When many people picture the national parks of Tanzania, they think of vast savannas. However, the Lake Manyara National Park offers a very different picture altogether. As the name suggests, the lake itself is a highlight. Lake Manyara makes up more than one third of the park, although it fluctuates in size during the dry season. Because it is a major source of water, the lake is a prime spot for watching animals. During the dry season, which stretches from June to September, countless animals flock to the lake for water. That means you’ll be able to spot these magnificent creatures easily on a day safari.
The largest national park in Tanzania, Ruaha is home to a staggering number of elephants and giraffes. In fact, Ruaha National Park is often called Giraffe Park. If you’re most interested in these graceful animals, but you wouldn’t mind spotting the rare lion as well, then a safari in Ruaha National Park can be a great choice. Many visitors appreciate that Ruaha National Park, located right in the center of Tanzania, doesn’t have big crowds. That means you can have a more authentic experience exploring Tanzania.
Off the coast of Tanzania is the island of Zanzibar, whose main city is known as Stone Town. In Stone Town, you’ll experience a completely different side to Tanzania. Stone Town is a melting pot of Swahili, Arab and Persian cultures. Many of the town’s buildings were constructed during the 19th century, when Zanzibar was a major trading centre and at the height of its power. The trade created wealth which in turn led to the construction of palaces, mosques and many fine houses. On your visit, you can check out the 17th century fortress as well as the many architectural gems hidden along the maze of narrow streets that wind through Stone Town.
Near the border with Kenya, the inactive strato-volcano of Mount Kilimanjaro looms above the surroundings. As the highest free-standing mountain in the world, and the tallest peak in Tanzania, Mount Kilimanjaro is a popular place to visit in Tanzania for adrenaline junkies and world-class climbers. Surrounding the peak is the Kilimanjaro National Park. This includes forest, highlands, plateaus and a few smaller peaks as well. There are seven sanctioned routes to the top of Mount Kilimanjaro, and they range in busyness and difficulty. Keep in mind that many visitors only climb part of the way up the mountain. Even a few hours of hiking can result in spectacular views over the park below.
Another amazing spot to view wildlife in Tanzania is at the Ngorongoro Conservation Area.
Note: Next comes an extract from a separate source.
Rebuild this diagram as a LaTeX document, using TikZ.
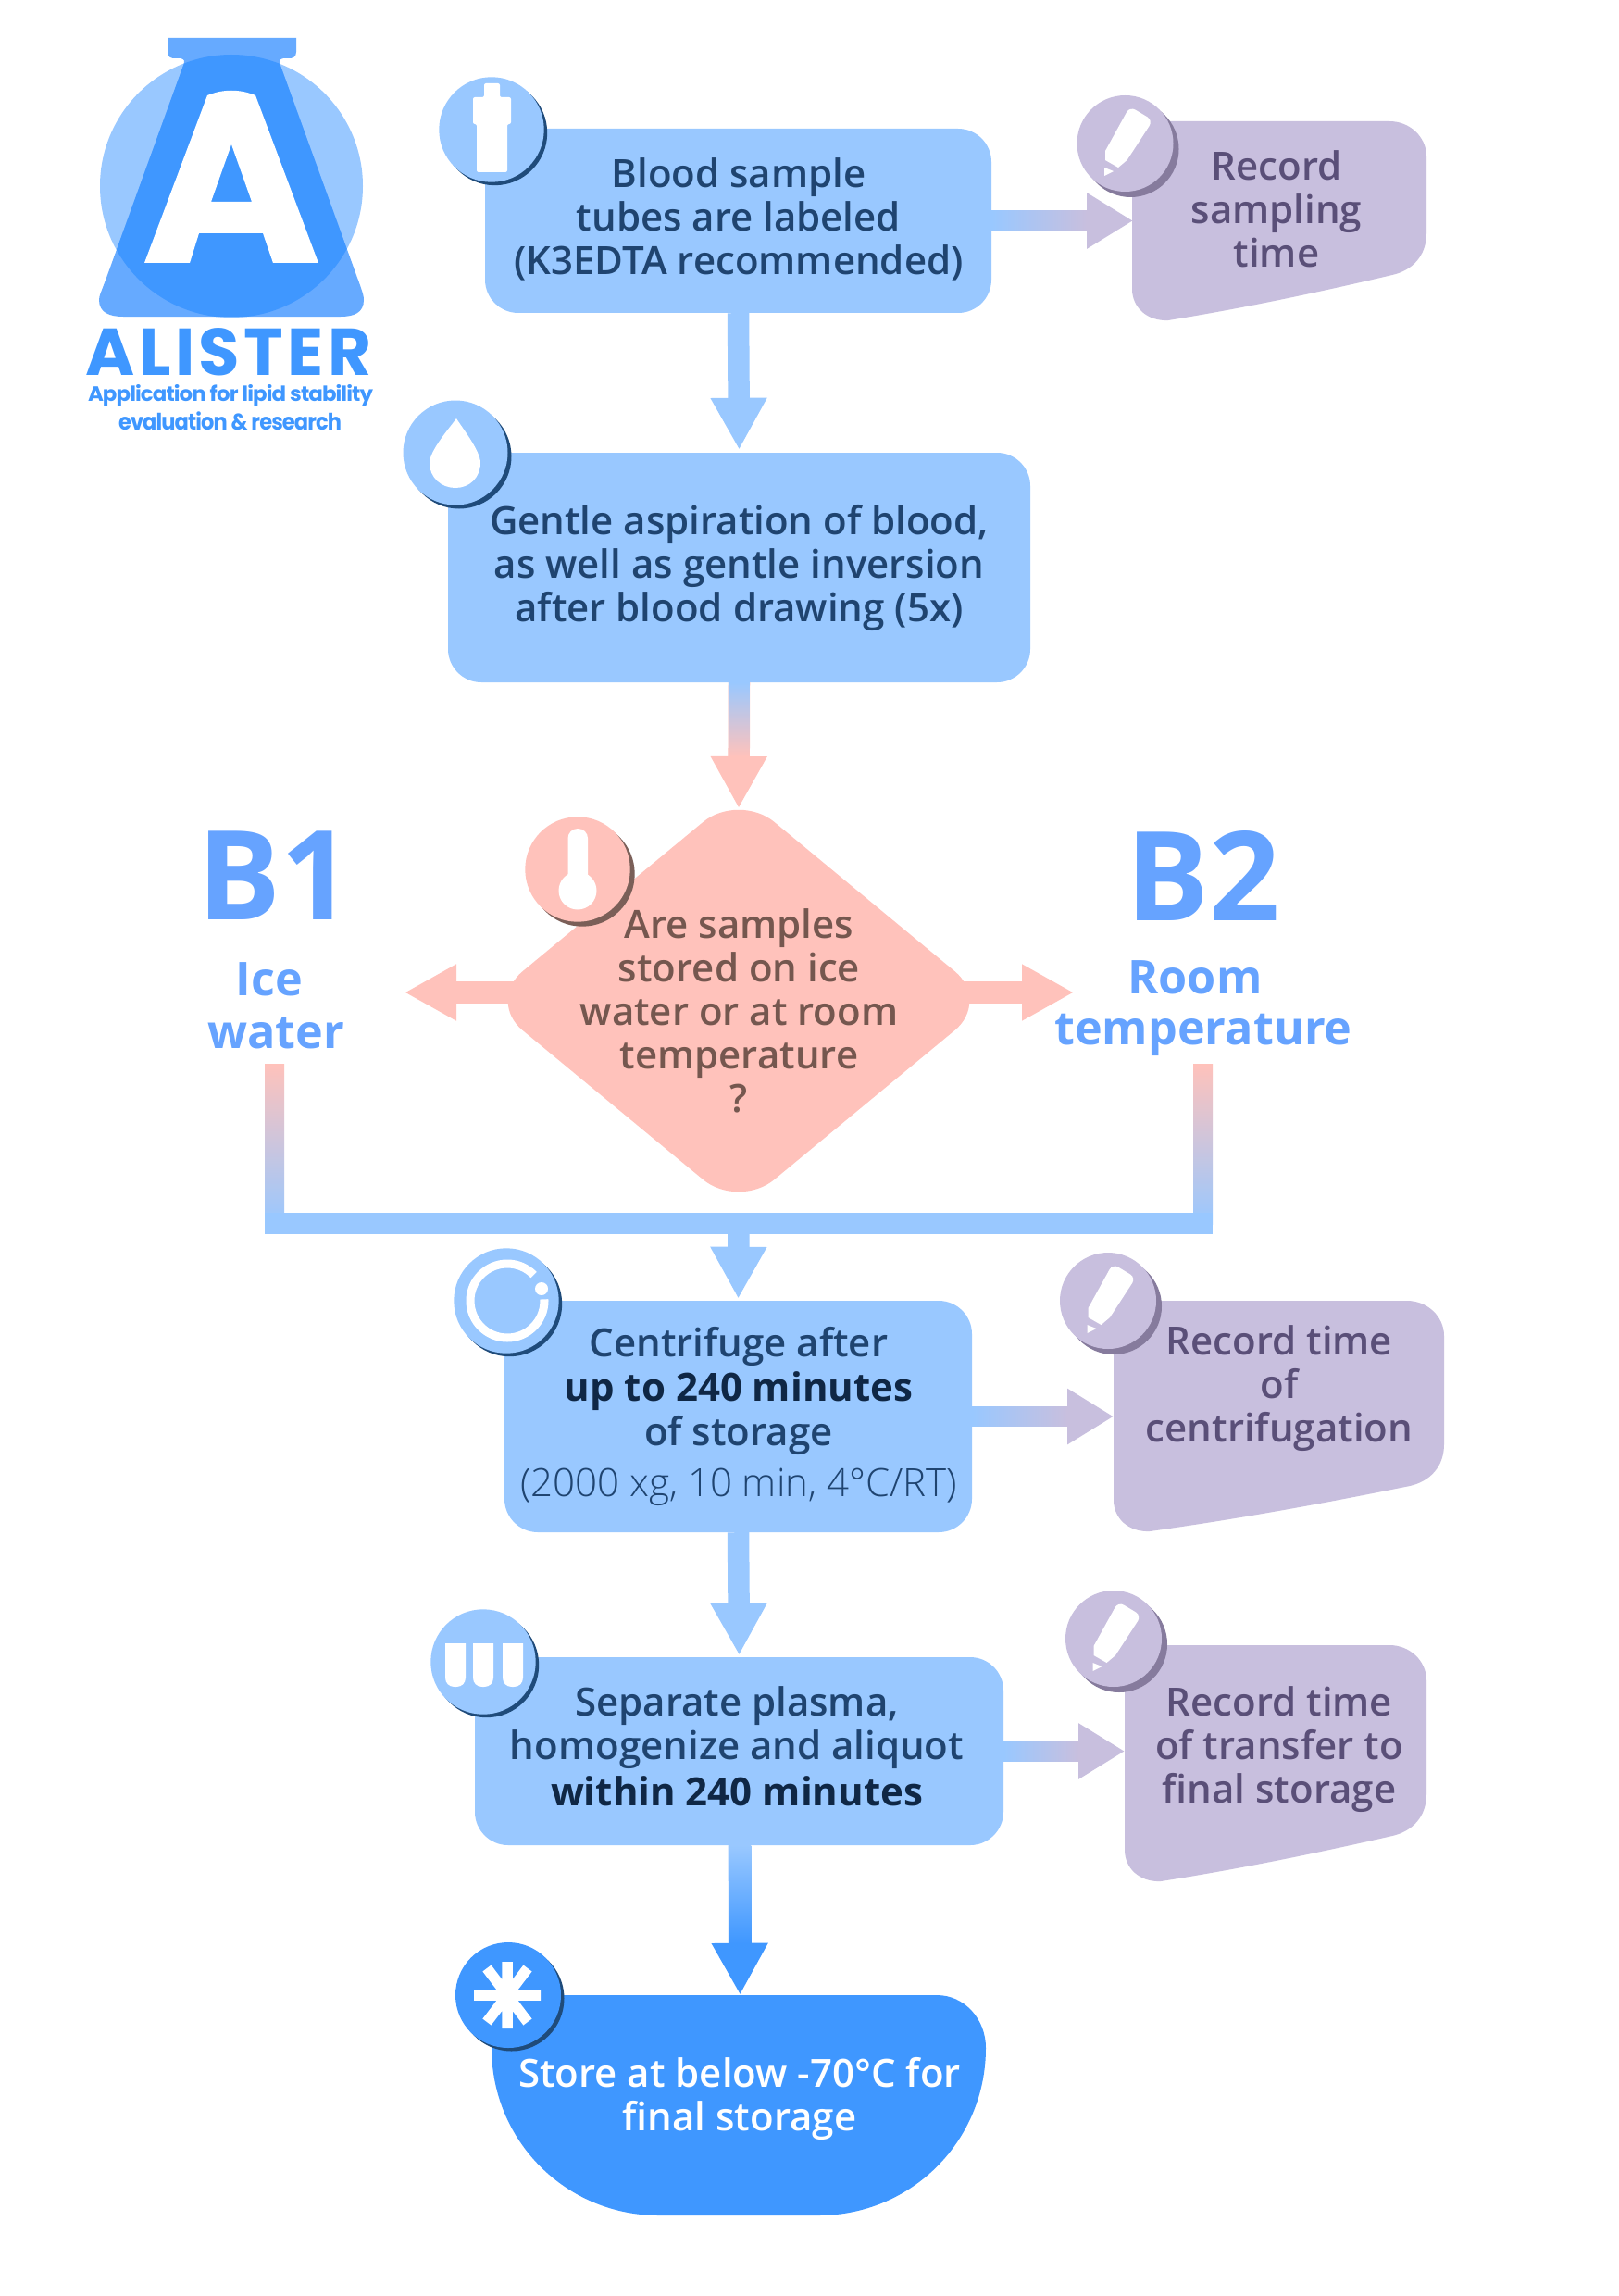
\documentclass[tikz,border=0pt]{standalone}
\usepackage{fontspec}
\usepackage{graphicx}
\setmainfont{Open Sans}
\newfontfamily\bodyfont{Open Sans Semibold}
\newfontfamily\lightfont{Open Sans Light}
\newfontfamily\strongfont{Open Sans}
\newfontfamily\logofont{Poppins}
\usetikzlibrary{arrows.meta,calc,shapes.geometric}
\definecolor{lblue}{HTML}{99C8FF}
\definecolor{dblue}{HTML}{3F97FF}
\definecolor{mblue}{HTML}{66AAFF}
\definecolor{tblue}{HTML}{66A3FF}
\definecolor{purp}{HTML}{C8BFDE}
\definecolor{purpsh}{HTML}{867B9D}
\definecolor{pink}{HTML}{FFC2BB}
\definecolor{pinksh}{HTML}{7B5F58}
\definecolor{bluesh}{HTML}{1F4B7A}
\definecolor{txtblue}{HTML}{1F4470}
\definecolor{txtbold}{HTML}{0F2745}
\definecolor{txtpurp}{HTML}{5A4F78}
\definecolor{txtpink}{HTML}{75574F}
\tikzset{
  x=1pt,y=-1pt,
  flowbox/.style={rectangle,fill=lblue,rounded corners=36pt,inner sep=0pt},
  bodytext/.style={align=center,inner sep=0pt,font=\bodyfont\fontsize{42}{47}\selectfont},
  boxtext/.style={bodytext,text=txtblue},
  rectext/.style={bodytext,text=txtpurp},
  diatext/.style={bodytext,text=txtpink},
  headtext/.style={align=center,inner sep=0pt,text=tblue,font=\bfseries\fontsize{50.3}{52}\selectfont},
  bigtext/.style={inner sep=0pt,text=tblue,font=\bfseries\fontsize{134}{136}\selectfont},
  conn/.style={line width=23.5pt,-{Triangle[length=56pt,width=57pt]}},
  hconn/.style={line width=21pt,-{Triangle[length=50pt,width=57pt]}},
  whitebit/.style={fill=white,draw=none},
}
\newcommand\iconbase[6]{%
  \fill[#5] (#1+#6,#2+#6) circle (#3);
  \fill[#4] (#1,#2) circle (#3);
}
\newcommand\pencilicon[2]{%
  \begin{scope}[shift={(#1,#2)}]
    \fill[purpsh] (6,6) circle (52);
    \fill[purp] (0,0) circle (52);
    \path[whitebit] (-21.5,18) -- (-21.5,8) [rounded corners=7pt] -- (5,-40) -- (30,-25) [sharp corners] -- (2,18) -- (-7.5,26) -- cycle;
    \path[whitebit] (-22.5,26) -- (-22.5,35) -- (-12.5,30) -- cycle;
  \end{scope}%
}
\newcommand\recshape[4]{%
  \fill[purp] ({#1+40},#2) -- ({#3-40},#2) .. controls ({#3-18},#2) and (#3,{#2+17}) .. (#3,{#2+38})
   -- (#3,{#4-94}) .. controls (#3,{#4-70}) and ({#3-15},{#4-54}) .. ({#3-37},{#4-49})
   .. controls ({#3-37-(#3-#1-76)/3},{#4-30}) and ({#1+39+(#3-#1-76)/3},{#4-13}) .. ({#1+39},#4)
   .. controls ({#1+16},{#4+1}) and (#1,{#4-14}) .. (#1,{#4-34})
   -- (#1,{#2+40}) .. controls (#1,{#2+17}) and ({#1+18},#2) .. ({#1+40},#2) -- cycle;
}
\newcommand\vgrad[4]{%
  \draw[conn,draw=#4,fill=#4] (#1) -- (#2);
  \shade[top color=#3,bottom color=#4] ($(#1)+(-11.75,0)$) rectangle ($(#2)+(11.75,-56)$);
}
\newcommand\hgrad[4]{%
  \draw[hconn,draw=#4,fill=#4] (#1) -- (#2);
  \shade[left color=#3,right color=#4] ($(#1)+(0,-10.5)$) rectangle ($(#2)+(-50,10.5)$);
}
\begin{document}
\begin{tikzpicture}
\useasboundingbox (0,0) rectangle (1748,2480);
\fill[white] (0,0) rectangle (1748,2480);

% logo
\def\flaskpath{(181,41) -- (320,41) -- (320,56) .. controls (320,62) and (316,63) .. (312,63) -- (306,63) .. controls (302,64) and (301,66) .. (302,68) -- (386,300) .. controls (392,316) and (393,320) .. (393,324) .. controls (393,338) and (382,342) .. (368,342) -- (133,342) .. controls (119,342) and (107,338) .. (107,324) .. controls (107,320) and (109,316) .. (115,300) -- (199,68) .. controls (200,66) and (199,64) .. (195,63) -- (189,63) .. controls (185,63) and (181,62) .. (181,56) -- cycle}
\fill[lblue] (250,201) circle (142);
\fill[mblue] \flaskpath;
\begin{scope}
  \clip (250,201) circle (142);
  \fill[dblue] \flaskpath;
\end{scope}
\fill[white,even odd rule] (156,284) -- (224,103) .. controls (241,96) and (259,96) .. (276,103) -- (344,284) -- (295,284) -- (284,252) -- (215,252) -- (205,284) -- cycle
  (250,156) -- (272,218) -- (228,218) -- cycle;
\node[inner sep=0pt,text=dblue,anchor=south] (logoname) at (247,406.5) {\resizebox{308pt}{51pt}{\logofont\bfseries\addfontfeature{LetterSpace=6}ALISTER}};
\node[inner sep=0pt,text=dblue,anchor=center] (logosub) at (249,427.5) {\resizebox*{308pt}{24pt}{\logofont\bfseries\addfontfeature{LetterSpace=-4}\fontsize{30}{32}\selectfont Application for lipid stability}};
\node[inner sep=0pt,text=dblue,anchor=center] (logosubb) at (248.5,455) {\resizebox*{241pt}{20pt}{\logofont\bfseries\addfontfeature{LetterSpace=-4}\fontsize{30}{32}\selectfont evaluation \& research}};

% boxes
\node[flowbox,minimum width=547pt,minimum height=199pt] (box1) at (797.5,238.5) {};
\node[flowbox,minimum width=629pt,minimum height=248pt] (box2) at (798.5,613) {};
\node[diamond,fill=pink,inner sep=0pt,minimum width=544pt,minimum height=450pt,rounded corners=50pt,aspect=1.2] (dia) at (798,1081) {};
\node[flowbox,minimum width=505pt,minimum height=250pt] (box3) at (797.5,1530) {};
\node[flowbox,minimum width=571pt,minimum height=203pt] (box4) at (798.5,1891.5) {};
\fill[dblue] (585,2155) -- (1012,2155) .. controls (1042,2155) and (1065,2181) .. (1065,2212) .. controls (1065,2312) and (985,2393) .. (884,2393) -- (712,2393) .. controls (611,2393) and (531,2312) .. (531,2212) .. controls (531,2181) and (555,2155) .. (585,2155) -- cycle;
\node[inner sep=0pt,minimum size=0pt] (box5) at (799.5,2155) {};
\recshape{1223}{131}{1541}{346}
\recshape{1203}{1405}{1560}{1654}
\recshape{1215}{1777}{1541}{2032}

% free connector ends
\coordinate (rec1w) at (1224,238.5);
\coordinate (rec2w) at (1203,1530);
\coordinate (rec3w) at (1215,1891.5);
\coordinate (diatop) at (798,873);
\coordinate (tipb1) at (437,1072);
\coordinate (tipb2) at (1160,1072);
\coordinate (barl) at (286,1321.5);
\coordinate (barr) at (1310,1321.5);
\coordinate (barm) at (798,1321.5);

% connectors
\draw[conn,draw=lblue,fill=lblue,shorten >=3pt] (box1.south) -- (box2.north);
\vgrad{box2.south}{diatop}{lblue}{pink}
\draw[conn,draw=pink,fill=pink] (dia.center |- tipb1) -- (tipb1);
\draw[conn,draw=pink,fill=pink] (dia.center |- tipb2) -- (tipb2);
\shade[top color=pink,bottom color=lblue] (286,1149) rectangle (307,1322);
\shade[top color=pink,bottom color=lblue] (1289,1149) rectangle (1310,1322);
\draw[line width=23pt,draw=lblue] (barl) -- (barr);
\draw[conn,draw=lblue,fill=lblue,shorten >=2pt] (barm) -- (box3.north);
\draw[conn,draw=lblue,fill=lblue,shorten >=2pt] (box3.south) -- (box4.north);
\vgrad{box4.south}{box5}{lblue}{dblue}
\hgrad{box1.east}{rec1w}{lblue}{purp}
\hgrad{box3.east}{rec2w}{lblue}{purp}
\hgrad{box4.east}{rec3w}{lblue}{purp}

% icons
\iconbase{531}{140}{56.7}{lblue}{bluesh}{3.5}
\path[whitebit,rounded corners=2pt] (523,90) -- (540,90) -- (540,105) -- (552,105) -- (552,134) -- (548,134) -- (548,186) -- (515,186) -- (515,134) -- (511,134) -- (511,105) -- (523,105) -- cycle;

\iconbase{492}{489}{56.5}{lblue}{bluesh}{4}
\path[whitebit] (493,452) .. controls (500,463) and (519,487) .. (519,500) .. controls (519,516) and (507,527) .. (492,527) .. controls (477,527) and (464,516) .. (464,500) .. controls (464,487) and (485,463) .. (493,452) -- cycle;

\iconbase{624}{939}{56.7}{pink}{pinksh}{5}
\fill[white,rounded corners=10.5pt] (613.5,895) rectangle (635,960);
\fill[white] (624,962) circle (20.5);

\iconbase{547}{1405}{56.7}{lblue}{bluesh}{3.5}
\draw[white,line width=9pt] (548,1405) circle (40);
\fill[lblue] (548,1405) -- (596,1403) -- (593,1380) -- (583,1371) -- cycle;
\fill[white] (585,1392) circle (7);

\iconbase{522}{1795}{56.7}{lblue}{bluesh}{3.5}
\foreach \tx in {481,511,543}{
  \path[whitebit] (\tx,1775) -- ({\tx+22},1775) -- ({\tx+22},1812) .. controls ({\tx+22},1818) and ({\tx+18},1822) .. ({\tx+12},1822) -- ({\tx+10},1822) .. controls ({\tx+4},1822) and (\tx,1818) .. (\tx,1812) -- cycle;
}

\iconbase{549}{2155}{57}{dblue}{bluesh}{3.5}
\draw[white,line width=11.5pt] (548,2119) -- (548,2191) (512,2155) -- (584,2155) (526,2126) -- (570,2184) (570,2126) -- (526,2184);

\pencilicon{1215.5}{155}
\pencilicon{1197}{1405}
\pencilicon{1203}{1770}

% text
\node[boxtext] (t1) at (798,237) {Blood sample\\tubes are labeled\\(K3EDTA recommended)};
\node[boxtext] (t2) at (798.5,613) {Gentle aspiration of blood,\\as well as gentle inversion\\after blood drawing (5x)};
\node[diatext] (t3) at (798.5,1092) {Are samples\\stored on ice\\water or at room\\temperature\\?};
\node[boxtext] (t4) at (798,1529.5) {Centrifuge after\\[1pt]{\strongfont\bfseries\color{txtbold}up to 240 minutes}\\[1pt]of storage\\[8pt]{\lightfont (2000 xg, 10 min, 4°C/RT)}};
\node[boxtext] (t5) at (796,1886) {Separate plasma,\\homogenize and aliquot\\[3pt]{\strongfont\bfseries\color{txtbold}within 240 minutes}};
\node[bodytext,text=white] (t6) at (799,2267) {Store at below -70°C for\\final storage};
\node[rectext] (r1) at (1379,226) {Record\\sampling\\time};
\node[rectext] (r2) at (1382,1499.5) {Record time\\of\\centrifugation};
\node[rectext] (r3) at (1382,1889.5) {Record time\\of transfer to\\final storage};
\node[bigtext] (b1) at (297,946) {B1};
\node[bigtext] (b2) at (1300,946) {B2};
\node[headtext] (ice) at (291,1058) {Ice};
\node[headtext] (water) at (298,1116) {water};
\node[headtext] (room) at (1291,1056) {Room};
\node[headtext] (temp) at (1300,1118) {temperature};
\end{tikzpicture}
\end{document}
Its dominant feature is the geological marvel known as the Ngorongoro Crater – the world’s largest intact volcanic caldera. Within the crater, you’ll find the highest density of lions in the entire world. The area is also known for having lots of black rhino. Leopards, hyena and cheetah are also commonly spotted within the conservation area. Once again, it is best to set off on a guided safari through the Ngorongoro Conservation Area.
On the border with Kenya is the Serengeti National Park. On the Kenyan side, the park is known as the Masai Mara. This enormous East African conservation area is one of the world’s most popular places to go on a safari. It is known for being home to mass animal migration, including over one million wildebeest that migrate through the park depending on the rainy season. The park is also home to more than 2,500 lions, making it one of the best spots in the world to see them in person. Guided safaris and overnight stays in lodges and cabins are the ideal way to explore the park.